Perl regex replace picky about surrounding characters?

tsmith35 · Nov 14, 2007#12007-11-14T06:44+00:00

I was doing some Perl regex replacement tonight and noticed something odd. Perhaps I've missed something here...

I start with a file containing the following on one line:

Joe Goodman

I do a replace using Perl regex:
Find what: (\w*)\s(\w*)
Replace with: \2 \1

The result is Goodman Joe as expected.

Now I undo, and try this replacement using Perl regex:
Find what: (\w*)\s(\w*)
Replace with: "\2" "\1"

The result is "Joe" "Goodman""" """" "", not expected.

So I undo and try this replacement using Perl regex:
Find what: (\w*)\s(\w*)
Replace with: x\2x x\1x

The result is xGoodmanx xJoex, again as expected.

Now I undo and try this one:
Find what: (\w*)\s(\w*)
Replace with: (\2) (\1)

The result is (Goodman) (Joe)() ()() (), not expected.
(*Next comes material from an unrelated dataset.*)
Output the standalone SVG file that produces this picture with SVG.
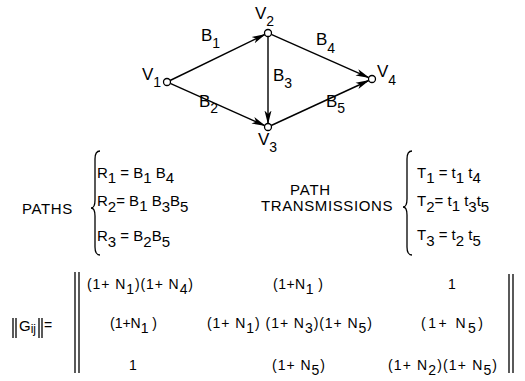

Perhaps the leading and trailing parenthesis for each replacement need to be escaped?

So I undo and try this one:
Find what: (\w*)\s(\w*)
Replace with: \(\2\) \(\1\)

The result is (Goodman) (Joe)() ()() (), not expected.

What am I doing wrong? I'm currently using UE 13.20+2. Any suggestions are welcome.

Thanks,
Tom

jorrasdk · Nov 14, 2007#22007-11-14T12:58+00:00

You do nothing wrong as far as I see. I can confirm the error. Please report it to IDM support (e-mail address at the top of this page).

In the meantime, switch to the legacy Unix regular expression engine. It will handle your expressions above as expected.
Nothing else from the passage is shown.